The answer came in the 1950s from Soviet experiments with a particle accelerator called a synchrotron. The Soviets discovered that electrons rotating in a powerful magnetic field produced a bluish glow of exactly the same kind as seen inside the Crab.
What then was causing the spinning magnetic field that in turn caused the electrons to whirl around? As astronomers pondered that question, they also began to use new technology telescopes to study stars in parts of the energy spectrum that visual telescopes cannot see. The Crab was emitting X-ray and radio energy, as they had come to expect from supernova remnants.
However, unlike most supernova clouds, the Crab was rich in those energy bands deep inside the heart of the Crab.
In the end, astronomers discovered a tiny and extremely dense star rotating at the center of the Crab. By studying its radio waves, they determined that it was like a celestial lighthouse beacon rotating at an unbelievable 30 times every second.
Other older supernova stars rotated much more slowly. This, then, was what happened when stars explode. Some of their material is ejected explosively into space. The rest collapses into a rapidly spinning ball. As the energy of its spin is converted over time into a massive magnetic field with spinning electrons, its rotation slows down.
The great Chinese mystery was at last solved, and it only took 900 years — a long, long time in human history but the smallest trifle in the life and death of a star.
I have observed much more spectacular objects in my time as a stargazer, and I have built and used much larger telescopes. However, nothing then or since quite matches that hazy view, that celestial thumbprint, that had generated such human scientific effort over almost 1,000 years. In my own insignificant way, I had joined the great chain of people who had felt the sense of mystery and accomplishment.

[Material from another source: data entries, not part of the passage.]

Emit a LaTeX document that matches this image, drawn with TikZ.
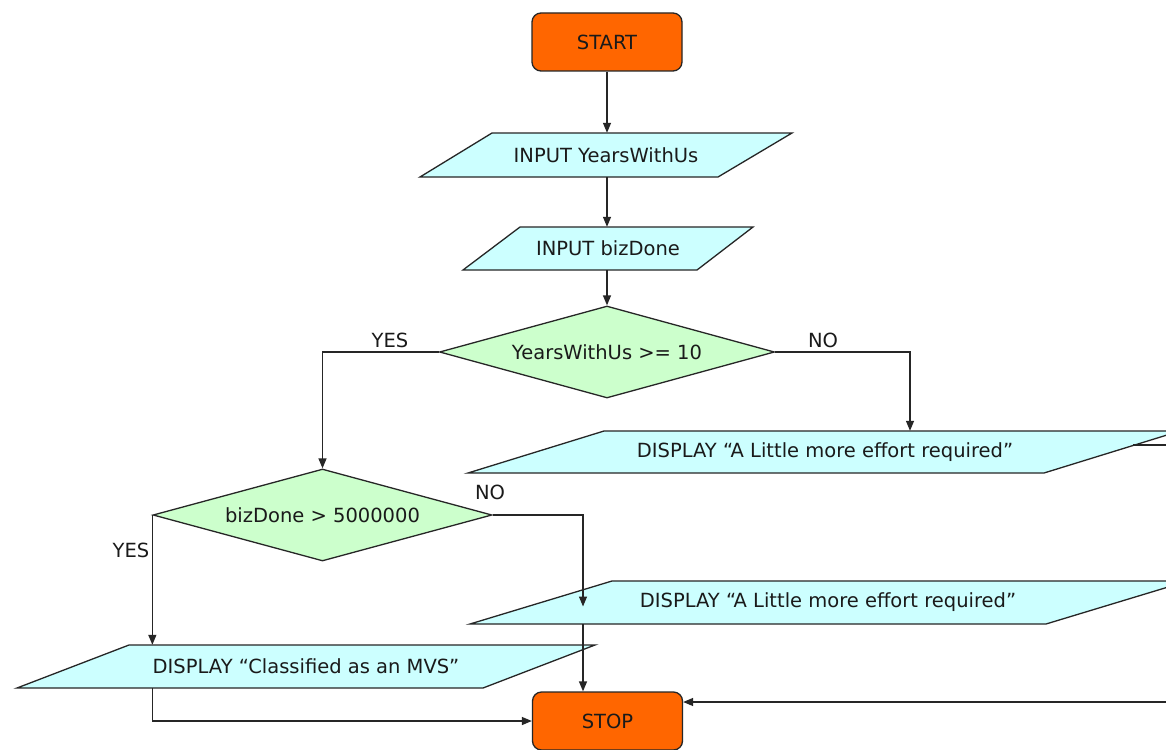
\documentclass[tikz,border=0pt]{standalone}
\usepackage{fontspec}
\setmainfont{DejaVu Sans}
\usetikzlibrary{shapes.geometric,arrows.meta,calc}
\definecolor{iofill}{HTML}{CCFFFF}
\definecolor{decfill}{HTML}{CCFFCC}
\definecolor{termfill}{HTML}{FF6600}
\definecolor{txt}{HTML}{1A1A1A}
\begin{document}
\begin{tikzpicture}[x=1pt,y=-1pt,
  every node/.style={font=\fontsize{19.5}{23}\selectfont, text=txt},
  term/.style={rectangle, rounded corners=9pt, draw=black!85, line width=1.3pt, fill=termfill, minimum width=150pt, minimum height=58pt, inner sep=0pt},
  iotext/.style={rectangle, draw=none, inner sep=0pt},
  ioshape/.style={draw=black!85, line width=1.3pt, fill=iofill, line join=miter},
  dec/.style={diamond, draw=black!85, line width=1.3pt, fill=decfill, inner sep=0pt, aspect=3.64},
  conn/.style={draw=black!85, line width=1.3pt},
  arr/.style={conn, -{Triangle[length=10pt,width=8pt]}},
  lab/.style={inner sep=0pt}
]
\useasboundingbox (0,0) rectangle (1166,749);
\clip (0,0) rectangle (1166,749);
\fill[white] (0,0) rectangle (1166,749);

% parallelogram outlines
\path[ioshape] (492,133) -- (792,133) -- (718,177) -- (420,177) -- cycle;
\path[ioshape] (520,227) -- (753,227) -- (697,270) -- (463,270) -- cycle;
\path[ioshape] (604,431) -- (1180,431) -- (1044,473) -- (468,473) -- cycle;
\path[ioshape] (612,581) -- (1188,581) -- (1046,624) -- (470,624) -- cycle;
\path[ioshape] (129,645) -- (595,645) -- (483,688) -- (17,688) -- cycle;

% nodes
\node[term] (start) at (607,42) {START};
\node[iotext, minimum width=300pt, minimum height=44pt] (in1) at (606,155) {INPUT YearsWithUs};
\node[iotext, minimum width=233pt, minimum height=43pt] (in2) at (608,248.5) {INPUT bizDone};
\node[dec, minimum width=335pt, minimum height=92pt] (dia1) at (607,352) {YearsWithUs >= 10};
\node[iotext, minimum width=576pt, minimum height=42pt] (d1) at (825,452) {DISPLAY “A Little more effort required”};
\node[dec, minimum width=339pt, minimum height=92pt] (dia2) at (322.5,515) {bizDone > 5000000};
\node[iotext, minimum width=576pt, minimum height=43pt] (d2) at (828,602.5) {DISPLAY “A Little more effort required”};
\node[iotext, minimum width=466pt, minimum height=43pt] (mvs) at (306,666.5) {DISPLAY “Classified as an MVS”};
\node[term] (stop) at (607.5,721) {STOP};

% labels
\node[lab] (yes1) at (390,340) {YES};
\node[lab] (no1) at (823,340) {NO};
\node[lab] (no2) at (490,492) {NO};
\node[lab] (yes2) at (131,550) {YES};

\coordinate (d1out) at (1133,445);

% connectors
\draw[arr] (start.south) -- (start.south |- in1.north);
\draw[arr] (start.south |- in1.south) -- (start.south |- in2.north);
\draw[arr] (start.south |- in2.south) -- (dia1.north);
\draw[arr] (dia1.west) -| (dia2.north);
\draw[arr] (dia1.east) -| ([xshift=85pt]d1.north);
\draw[arr] (d1out) -- ++(100,0) |- ([yshift=19pt]stop.east);
\draw[arr] (dia2.east) -| ([xshift=-245pt,yshift=-4pt]d2.center);
\draw[arr] ([xshift=-245pt]d2.south) -- ([xshift=-24.5pt]stop.north);
\draw[arr] (dia2.west) -- (dia2.west |- mvs.north);
\draw[arr] (dia2.west |- mvs.south) |- (stop.west);
\end{tikzpicture}
\end{document}
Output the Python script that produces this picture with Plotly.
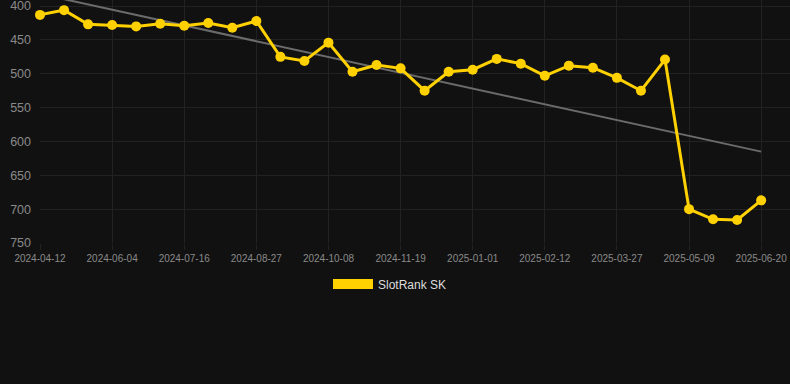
import plotly.graph_objects as go

dates = [
    "2024-04-12", "2024-04-30", "2024-05-17", "2024-06-04", "2024-06-18", "2024-07-02",
    "2024-07-16", "2024-07-30", "2024-08-13", "2024-08-27", "2024-09-10", "2024-09-24",
    "2024-10-08", "2024-10-22", "2024-11-05", "2024-11-19", "2024-12-03", "2024-12-17",
    "2025-01-01", "2025-01-15", "2025-01-29", "2025-02-12", "2025-02-26", "2025-03-12",
    "2025-03-27", "2025-04-10", "2025-04-24", "2025-05-09", "2025-05-23", "2025-06-06",
    "2025-06-20",
]
rank = [
    413, 406, 427, 428, 430, 426, 429, 425, 432, 422,
    475, 481, 454, 497, 487, 492, 525, 497, 494, 478,
    485, 503, 488, 491, 506, 525, 479, 700, 715, 716, 687,
]
trend_x = [dates[0], dates[-1]]
trend_y = [382, 615]
tick_dates = dates[::3]
y_ticks = [400, 450, 500, 550, 600, 650, 700, 750]
series_name = "SlotRank SK"

gold = "#FFD100"
grid = "#222222"

fig = go.Figure()
fig.add_trace(go.Scatter(
    x=trend_x, y=trend_y, mode="lines",
    line=dict(color="#6b6b6b", width=2),
    showlegend=False, hoverinfo="skip",
))
fig.add_trace(go.Scatter(
    x=dates, y=rank, mode="lines+markers",
    line=dict(color=gold, width=3),
    marker=dict(color=gold, size=10),
    showlegend=False, cliponaxis=False,
))
fig.add_trace(go.Scatter(
    x=[None], y=[None], mode="lines",
    line=dict(color=gold, width=11),
    name=series_name, showlegend=True,
))

fig.update_layout(
    width=790, height=384,
    margin=dict(l=40, r=0, t=0, b=141),
    paper_bgcolor="#111111", plot_bgcolor="#111111",
    font=dict(family="Liberation Sans, Arial, sans-serif", color="#8a8a8a"),
    showlegend=True,
    legend=dict(
        orientation="h", xref="container", x=0.5 - 5 / 790, xanchor="center",
        yref="container", y=100/384, yanchor="middle",
        itemwidth=40,
        font=dict(size=12, color="#dddddd"),
        bgcolor="rgba(0,0,0,0)",
    ),
    xaxis=dict(
        type="category", categoryorder="array", categoryarray=dates,
        range=[0, 31.2],
        tickmode="array", tickvals=tick_dates, ticktext=tick_dates,
        showgrid=True, gridcolor=grid, gridwidth=1,
        ticks="outside", ticklen=6, tickcolor=grid,
        tickfont=dict(size=10, color="#8a8a8a"),
        ticklabeloverflow="allow",
        zeroline=False, showline=False,
    ),
    yaxis=dict(
        range=[750, 391],
        tickmode="array", tickvals=y_ticks,
        showgrid=True, gridcolor=grid, gridwidth=1,
        tickfont=dict(size=12.5, color="#8a8a8a"),
        ticklabelstandoff=8,
        ticklabeloverflow="allow",
        zeroline=False, showline=False,
    ),
)

fig.write_html(
    "out.html",
    config={"displayModeBar": False},
    post_script="document.body.style.margin='0';document.body.style.background='#111111';",
)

To truly appreciate the sky, you have to know that history. It also helps to know the myths and legends of cultures around the world. Only then can you appreciate the intensity of heart and head with which we as humans have venerated the sky.
A sense of familiarity also helps. The stars have been, nearly as much as family and friends, my dearest and most constant companions through life. I carry with me to every stargazing session a lifetime of memories.
If you are young, I envy you because there is still time to make them.
If you are old, there is time enough to make them for others. Take a child or two out to where the sky is clear and dark and learn together the beauty and the majesty of the universe one star at a time. When you are gone, your love of the Cosmos and all its parts will live on in them.
Tom Burns is director of the Perkins Observatory in Delaware.